カルピスのいる味。

 今週は月・火・水と仕事が通常よりハードだった。同じセクションの同僚が緊急入院することになり、その分の仕事もこなさなければならなかったためだ。それに加えて、昨晩は夜に顧客との懇親会があり、日付けが変わる前に帰宅できてホッとした。


 今日は、職場の建物が年に一度の保守点検のため仕事は休み。この休みを心の支えにしてこの数日を過ごしてきたのだ。そのため昼近くまで寝ていたいところだが、マンションの防災設備点検日になっており、10時半には検査員が部屋を訪ねてくることになっているから、寝てもいられない。7時には起きて、風呂掃除も兼て朝風呂に入る。それから検査員が来るまで火災報知器のあるそれぞれの部屋の掃除と整理に汗を流す。なにせ各部屋のあちこちに本が置いてあるため、それをどかさないと火災報知器のある下まで辿り着けない場所がある。ついでに大掃除をしているとあっという間に時間が経ち、インターホンが鳴った。
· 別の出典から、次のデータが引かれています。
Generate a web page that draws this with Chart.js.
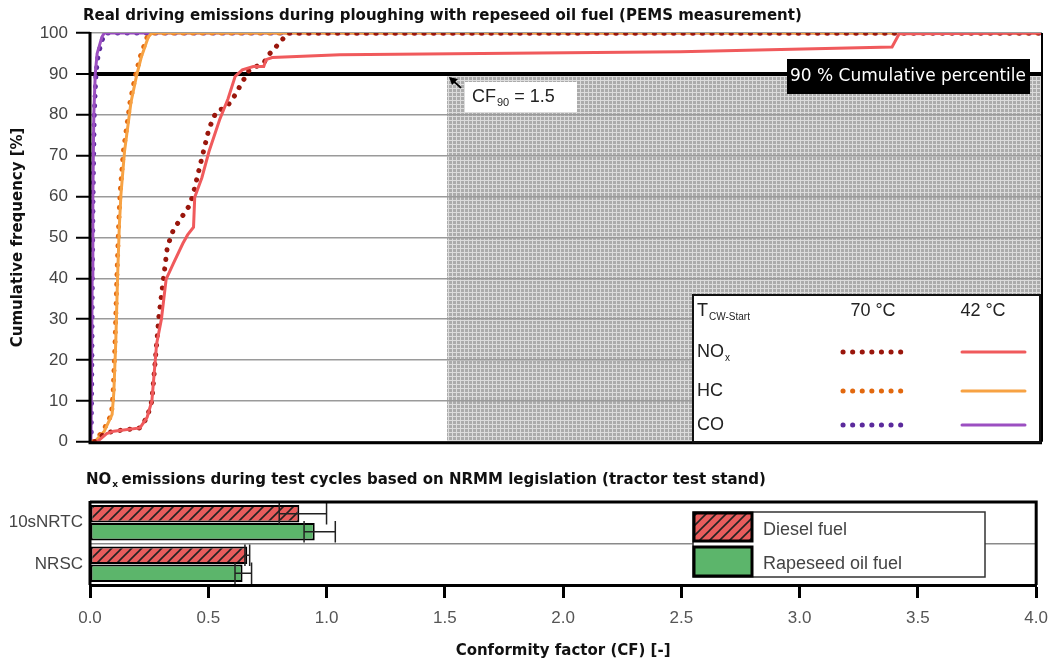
<!DOCTYPE html>
<html>
<head>
<meta charset="utf-8">
<script src="https://cdn.jsdelivr.net/npm/chart.js@4.4.1/dist/chart.umd.min.js"></script>
<style>
  body { margin: 0; background: #fff; }
  #wrap { position: relative; width: 1058px; height: 666px; }
  #topChart { position: absolute; left: 0; top: 0; }
  #barChart { position: absolute; left: 0; top: 460px; }
</style>
</head>
<body>
<div id="wrap">
  <canvas id="topChart" width="1058" height="460"></canvas>
  <canvas id="barChart" width="1058" height="206"></canvas>
</div>
<script>
// cumulative curves, CF on x, cumulative frequency [%] on y
var noxWarmX = [0.02, 0.06, 0.1, 0.21, 0.24, 0.26, 0.27, 0.28, 0.29, 0.31, 0.325, 0.35, 0.38, 0.42, 0.435, 0.46, 0.5, 0.53, 0.575, 0.6, 0.64, 0.67, 0.73, 0.756, 0.8, 0.83, 4.0];
var noxWarmY = [0, 2, 2.6, 3.4, 6, 10, 17, 24, 31, 40.5, 47.7, 51.8, 54.5, 58, 61, 67, 76.6, 80.7, 82, 83.9, 88, 91, 92.7, 95, 97.8, 100, 100];
var noxColdX = [0.03, 0.07, 0.1, 0.21, 0.24, 0.26, 0.28, 0.30, 0.32, 0.35, 0.39, 0.41, 0.435, 0.44, 0.47, 0.5, 0.546, 0.58, 0.61, 0.64, 0.686, 0.73, 0.74, 0.765, 1.05, 2.48, 3.37, 3.4, 4.0];
var noxColdY = [0, 2, 2.6, 3.4, 6, 10, 24, 30, 39.8, 43.6, 48.5, 50.6, 52.5, 59.8, 64.6, 71, 79, 83.9, 89.4, 91, 91.8, 91.8, 93.5, 94, 94.7, 95.4, 96.6, 99.8, 100];
var hcWarmX = [0.015, 0.055, 0.09, 0.097, 0.105, 0.113, 0.12, 0.126, 0.14, 0.168, 0.19, 0.21, 0.24, 0.255, 4.0];
var hcWarmY = [0, 2.6, 6.7, 12, 24, 40.5, 52.5, 60.5, 71, 83, 89.4, 94, 99, 100, 100];
var hcColdX = [0.02, 0.06, 0.093, 0.1, 0.108, 0.116, 0.123, 0.13, 0.145, 0.172, 0.195, 0.215, 0.245, 0.26, 4.0];
var hcColdY = [0, 2.6, 6.7, 12, 24, 40.5, 52.5, 60.5, 71, 83, 89.4, 94, 99, 100, 100];
var coWarmX = [0.005, 0.008, 0.01, 0.013, 0.018, 0.025, 0.035, 0.055, 0.065, 4.0];
var coWarmY = [0, 20, 40, 60, 80, 90, 95, 99, 100, 100];
var coColdX = [0.004, 0.007, 0.009, 0.012, 0.016, 0.022, 0.03, 0.05, 0.06, 4.0];
var coColdY = [0, 20, 40, 60, 80, 90, 95, 99, 100, 100];

var cfLimit = 1.5;
var percentile = 90;

// NRMM test cycle bars
var cycles = ["10sNRTC", "NRSC"];
var dieselCF = [0.885, 0.665];
var dieselLow = [0.80, 0.655];
var dieselHigh = [1.0, 0.675];
var rapeCF = [0.95, 0.645];
var rapeLow = [0.905, 0.613];
var rapeHigh = [1.037, 0.683];
var cfTicks = [0, 0.5, 1.0, 1.5, 2.0, 2.5, 3.0, 3.5, 4.0];

var fontMain = "'Liberation Sans', Arial, sans-serif";
var fontBold = "'DejaVu Sans', 'Liberation Sans', sans-serif";

function pts(xs, ys) {
  return xs.map(function (v, i) { return {x: v, y: ys[i]}; });
}

// grey texture for the zone above CF 1.5
var hc = document.createElement("canvas");
hc.width = 4; hc.height = 4;
var g = hc.getContext("2d");
g.fillStyle = "#ababab"; g.fillRect(0, 0, 4, 4);
g.fillStyle = "#dcdcdc"; g.fillRect(0, 0, 4, 1); g.fillRect(0, 0, 1, 4);
var greyZone = g.createPattern(hc, "repeat");

// red hatched fill for diesel
var dc = document.createElement("canvas");
dc.width = 10; dc.height = 10;
var d = dc.getContext("2d");
d.fillStyle = "#e85c5c"; d.fillRect(0, 0, 10, 10);
d.strokeStyle = "#222"; d.lineWidth = 1.6;
d.beginPath();
d.moveTo(-1, 11); d.lineTo(11, -1);
d.moveTo(-1, 1); d.lineTo(1, -1);
d.moveTo(9, 11); d.lineTo(11, 9);
d.stroke();
var dieselFill = d.createPattern(dc, "repeat");

function dotted(color) {
  return {borderColor: color, borderWidth: 5, borderDash: [0.1, 9.5], borderCapStyle: "round", pointRadius: 0, showLine: true, tension: 0};
}
function solid(color) {
  return {borderColor: color, borderWidth: 3, pointRadius: 0, showLine: true, tension: 0};
}

function subText(ctx, x, y, main, sub, size, subSize) {
  ctx.font = size + "px " + fontMain;
  ctx.fillText(main, x, y);
  var w = ctx.measureText(main).width;
  ctx.font = subSize + "px " + fontMain;
  ctx.fillText(sub, x + w + 1, y + size * 0.35);
  return w + 1 + ctx.measureText(sub).width;
}

var topDecor = {
  id: "topDecor",
  beforeDraw: function (chart) {
    var ctx = chart.ctx, a = chart.chartArea, x = chart.scales.x, y = chart.scales.y;
    var x0 = x.getPixelForValue(cfLimit), y0 = y.getPixelForValue(percentile);
    ctx.save();
    ctx.fillStyle = greyZone;
    ctx.fillRect(x0, y0, a.right - x0, a.bottom - y0);
    ctx.restore();
  },
  afterDraw: function (chart) {
    var ctx = chart.ctx, a = chart.chartArea, x = chart.scales.x, y = chart.scales.y;
    var ds = chart.data.datasets;
    ctx.save();
    // frame
    ctx.strokeStyle = "#000";
    ctx.lineWidth = 2;
    ctx.beginPath(); ctx.moveTo(a.right, a.top); ctx.lineTo(a.right, a.bottom); ctx.stroke();
    ctx.lineWidth = 3;
    ctx.beginPath(); ctx.moveTo(a.left, a.top - 1); ctx.lineTo(a.left, a.bottom + 1); ctx.lineTo(a.right, a.bottom + 1); ctx.stroke();

    // title
    ctx.fillStyle = "#111";
    ctx.textBaseline = "middle";
    ctx.textAlign = "left";
    ctx.font = "bold 15px " + fontBold;
    ctx.fillText("Real driving emissions during ploughing with repeseed oil fuel (PEMS measurement)", 83, 16);

    // 90 % label
    ctx.fillStyle = "#000";
    ctx.fillRect(787, 59, 243, 35);
    ctx.fillStyle = "#fff";
    ctx.textAlign = "center";
    ctx.font = "17px " + fontBold;
    ctx.fillText("90 % Cumulative percentile", 908, 77);

    // CF90 label and arrow
    var px = x.getPixelForValue(cfLimit), py = y.getPixelForValue(percentile);
    ctx.fillStyle = "#fff";
    ctx.fillRect(465, 82, 112, 30);
    ctx.fillStyle = "#222";
    ctx.textAlign = "left";
    var w = subText(ctx, 472, 97, "CF", "90", 18, 11);
    ctx.font = "18px " + fontMain;
    ctx.fillText(" = 1.5", 472 + w, 97);
    ctx.strokeStyle = "#000";
    ctx.lineWidth = 2;
    ctx.beginPath(); ctx.moveTo(px + 14, py + 14); ctx.lineTo(px + 4, py + 5); ctx.stroke();
    ctx.fillStyle = "#000";
    ctx.beginPath(); ctx.moveTo(px + 2, py + 3); ctx.lineTo(px + 11, py + 5); ctx.lineTo(px + 5, py + 11); ctx.closePath(); ctx.fill();

    // legend table
    ctx.fillStyle = "#fff";
    ctx.fillRect(693, 295, 347, 147);
    ctx.strokeStyle = "#111";
    ctx.lineWidth = 2;
    ctx.strokeRect(693, 295, 347, 147);
    ctx.fillStyle = "#222";
    ctx.textAlign = "left";
    subText(ctx, 697, 311, "T", "CW-Start", 18, 10);
    ctx.font = "18px " + fontMain;
    ctx.textAlign = "center";
    ctx.fillText("70 °C", 873, 311);
    ctx.fillText("42 °C", 983, 311);
    ctx.textAlign = "left";
    var rows = [["NO", "x", 352, 1, 0], ["HC", "", 391, 3, 2], ["CO", "", 425, 5, 4]];
    rows.forEach(function (r) {
      ctx.fillStyle = "#222";
      if (r[1]) subText(ctx, 697, r[2], r[0], r[1], 18, 10);
      else { ctx.font = "18px " + fontMain; ctx.fillText(r[0], 697, r[2]); }
      var dw = ds[r[3]], sw = ds[r[4]];
      ctx.lineCap = "round";
      ctx.strokeStyle = dw.borderColor;
      ctx.lineWidth = dw.borderWidth;
      ctx.setLineDash(dw.borderDash);
      ctx.beginPath(); ctx.moveTo(843, r[2]); ctx.lineTo(903, r[2]); ctx.stroke();
      ctx.setLineDash([]);
      ctx.strokeStyle = sw.borderColor;
      ctx.lineWidth = sw.borderWidth;
      ctx.beginPath(); ctx.moveTo(962, r[2]); ctx.lineTo(1025, r[2]); ctx.stroke();
    });
    ctx.restore();
  }
};

new Chart(document.getElementById("topChart"), {
  type: "scatter",
  data: {
    datasets: [
      Object.assign({label: "NOx 42 °C", data: pts(noxColdX, noxColdY)}, solid("#f05a5c")),
      Object.assign({label: "NOx 70 °C", data: pts(noxWarmX, noxWarmY)}, dotted("#9a160c")),
      Object.assign({label: "HC 42 °C", data: pts(hcColdX, hcColdY)}, solid("#f7a243")),
      Object.assign({label: "HC 70 °C", data: pts(hcWarmX, hcWarmY)}, dotted("#e2680e")),
      Object.assign({label: "CO 42 °C", data: pts(coColdX, coColdY)}, solid("#9b4fc1")),
      Object.assign({label: "CO 70 °C", data: pts(coWarmX, coWarmY)}, dotted("#5b2a9c"))
    ]
  },
  options: {
    responsive: false,
    animation: false,
    layout: {padding: {left: 0, right: 16, top: 33, bottom: 11}},
    plugins: {legend: {display: false}, tooltip: {enabled: false}},
    scales: {
      x: {type: "linear", min: 0, max: 4, display: false},
      y: {
        min: 0, max: 100,
        afterFit: function (s) { s.width = 90; },
        ticks: {stepSize: 10, color: "#444", padding: 8, font: {size: 17, family: fontMain}},
        grid: {
          color: function (c) { return c.tick.value === percentile ? "#000" : "#9a9a9a"; },
          lineWidth: function (c) { return c.tick.value === percentile ? 4 : 1.5; },
          tickColor: "#000", tickWidth: 2, tickLength: 14
        },
        border: {display: false},
        title: {display: true, text: "Cumulative frequency [%]", color: "#111", padding: {top: 9}, font: {size: 15, weight: "bold", family: fontBold}}
      }
    }
  },
  plugins: [topDecor]
});

var barDecor = {
  id: "barDecor",
  afterDatasetsDraw: function (chart) {
    var ctx = chart.ctx, x = chart.scales.x;
    var sets = [[dieselLow, dieselHigh], [rapeLow, rapeHigh]];
    ctx.save();
    ctx.strokeStyle = "#222";
    ctx.lineWidth = 1.5;
    sets.forEach(function (s, di) {
      chart.getDatasetMeta(di).data.forEach(function (bar, i) {
        var lo = x.getPixelForValue(s[0][i]), hi = x.getPixelForValue(s[1][i]);
        var h = bar.height / 2 + 2;
        ctx.beginPath();
        ctx.moveTo(lo, bar.y); ctx.lineTo(hi, bar.y);
        ctx.moveTo(lo, bar.y - h); ctx.lineTo(lo, bar.y + h);
        ctx.moveTo(hi, bar.y - h); ctx.lineTo(hi, bar.y + h);
        ctx.stroke();
      });
    });
    ctx.restore();
  },
  afterDraw: function (chart) {
    var ctx = chart.ctx, a = chart.chartArea;
    ctx.save();
    ctx.strokeStyle = "#000";
    ctx.lineWidth = 3;
    ctx.beginPath();
    ctx.moveTo(a.left, a.top); ctx.lineTo(a.right, a.top); ctx.lineTo(a.right, a.bottom);
    ctx.moveTo(a.left, a.top - 1); ctx.lineTo(a.left, a.bottom);
    ctx.stroke();

    ctx.fillStyle = "#111";
    ctx.textBaseline = "middle";
    ctx.textAlign = "left";
    ctx.font = "bold 15px " + fontBold;
    ctx.fillText("NO", 86, 20);
    var w = ctx.measureText("NO").width;
    ctx.font = "bold 9px " + fontBold;
    ctx.fillText("x", 86 + w + 1, 25);
    ctx.font = "bold 15px " + fontBold;
    ctx.fillText(" emissions during test cycles based on NRMM legislation (tractor test stand)", 86 + w + 5, 20);

    // legend
    ctx.fillStyle = "#fff";
    ctx.fillRect(693, 52, 292, 65);
    ctx.strokeStyle = "#333";
    ctx.lineWidth = 1.5;
    ctx.strokeRect(693, 52, 292, 65);
    var ds = chart.data.datasets;
    ctx.lineWidth = 3;
    ctx.strokeStyle = "#000";
    ctx.fillStyle = ds[0].backgroundColor;
    ctx.fillRect(694, 53, 58, 28); ctx.strokeRect(694, 53, 58, 28);
    ctx.fillStyle = ds[1].backgroundColor;
    ctx.fillRect(694, 87, 58, 29); ctx.strokeRect(694, 87, 58, 29);
    ctx.fillStyle = "#444";
    ctx.font = "18px " + fontMain;
    ctx.fillText(ds[0].label, 763, 70);
    ctx.fillText(ds[1].label, 763, 104);
    ctx.restore();
  }
};

new Chart(document.getElementById("barChart"), {
  type: "bar",
  data: {
    labels: cycles,
    datasets: [
      {label: "Diesel fuel", data: dieselCF, backgroundColor: dieselFill, borderColor: "#000", borderWidth: 2, borderSkipped: false},
      {label: "Rapeseed oil fuel", data: rapeCF, backgroundColor: "#5cb56b", borderColor: "#000", borderWidth: 2, borderSkipped: false}
    ]
  },
  options: {
    indexAxis: "y",
    responsive: false,
    animation: false,
    layout: {padding: {left: 0, right: 16, top: 42, bottom: 0}},
    datasets: {bar: {categoryPercentage: 0.86, barPercentage: 0.98}},
    plugins: {legend: {display: false}, tooltip: {enabled: false}},
    scales: {
      x: {
        type: "linear", min: 0, max: 4,
        afterFit: function (s) { s.height = 81; },
        afterBuildTicks: function (s) { s.ticks = cfTicks.map(function (v) { return {value: v}; }); },
        ticks: {color: "#555", padding: 10, font: {size: 17, family: fontMain}, callback: function (v) { return v.toFixed(1); }},
        grid: {drawOnChartArea: false, tickColor: "#000", tickWidth: 3, tickLength: 13},
        border: {color: "#000", width: 3},
        title: {display: true, text: "Conformity factor (CF) [-]", color: "#111", padding: {bottom: 6}, font: {size: 15, weight: "bold", family: fontBold}}
      },
      y: {
        afterFit: function (s) { s.width = 90; },
        ticks: {color: "#444", padding: 7, font: {size: 17, family: fontMain}},
        grid: {color: "#8a8a8a", lineWidth: 1.5, drawTicks: false},
        border: {display: false}
      }
    }
  },
  plugins: [barDecor]
});
</script>
</body>
</html>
 検査が無事終了したため、昼過ぎから出かける。横浜の伊勢佐木モールあたりに新しい古本屋ができたらしいので、馬車道方面に出て、関内のディスクユニオンでジャズのレコードを見たり、有隣堂本店で欲しい新刊を買ったりもしようと思って駅に行ったら、ちょうどいい直通電車がない。逆方向の列車が発車間際だったこともあり、あっさりと予定変更して神保町に向かう。


 カバンに入れていた本が、吉田篤弘「神様のいる街」(夏葉社)だったこともあり、結局この選択がちょうどよかった。「神様のいる街」は“神”のつく「神戸」と「神保町」という二つの街を回想する本なのだから。


神様のいる街[本/雑誌] / 吉田篤弘/著


 神保町に着いた時にはもう2時を過ぎていた。昼食がまだなので、東京堂三省堂で欲しかった本をサッと買ってからうどんの“丸香”へ行くことにする。


 まず東京堂書店で。


昼夜日記


 『本の雑誌』連載の「読書日記」と『小説現代』連載の「酒中日記」を抱き合わせで1冊にしたもの。上下2段組で、上が「読書日記」、下が「酒中日記」という構成。「酒中日記」の部分だけページに色をつけるという工夫が見られる。



 三省堂で。

  • 新井見枝香「本屋の新井」(講談社


本屋の新井 [ 新井 見枝香 ]


 三省堂本店勤務の新井さんの本だから、やはり三省堂本店で買いたいと東京堂ではスルーしてこちらで購入。



 本を買ったので丸香へ。さすがに2時半過ぎなので行列はなくすぐに入れる。前回来た時に耳に入ってきた謎の「カルピス」のつくメニューを食べてみたい。それが“釜玉カルピスバター”である。釜玉うどんにカルピス製のバターが入っているという品。秋らしい涼やかさがある日なので暖かい釜玉が嬉しい。卵とバターが絡まり、誰かが言っていたようにカルボナーラのような味わい。カルピスバターがコクと旨味を演出している感じ。美味しゅうございました。


 メロンパン屋の上にあるディスクユニオンに入る。ジャズレコードを漁るが欲しいものがなく手ぶらで店を出る。



 神田伯剌西爾でフレンドとかぼちゃタルト。近くのテーブルに就活スーツの男女が座っており、その女性のマシンガントークが炸裂している。性格のよろしくない知り合い女性の行状についての批判なのだが、淀みなく溢れ出てくる言葉の奔流にただただ圧倒される。考えるよりも先に言葉の方から出てきているとしか思われない。その話をずうっと無言で聞き続けている柳のような男性にも畏敬の念を覚える。自分にはとても無理だと思う。



 行きで「神様のいる街」を読み終えたので、帰りは「本屋の新井」を読みながら。『新文化』に連載したコラムを単行本化したもの。ひとつひとつが短いのでサクサクと楽しく読める。この人の文章の面白さと楽しさは前著で確認済み。もちろん、楽しいだけではない。書店における“図書カード”がどのような存在かを知り、驚く。貰い物の図書カードを使うのは仕方ないとして、職場のイベントの景品などとして大量に書店に発注し、プレゼント包装をしてもらうなどという行為は二度とするまいと思う。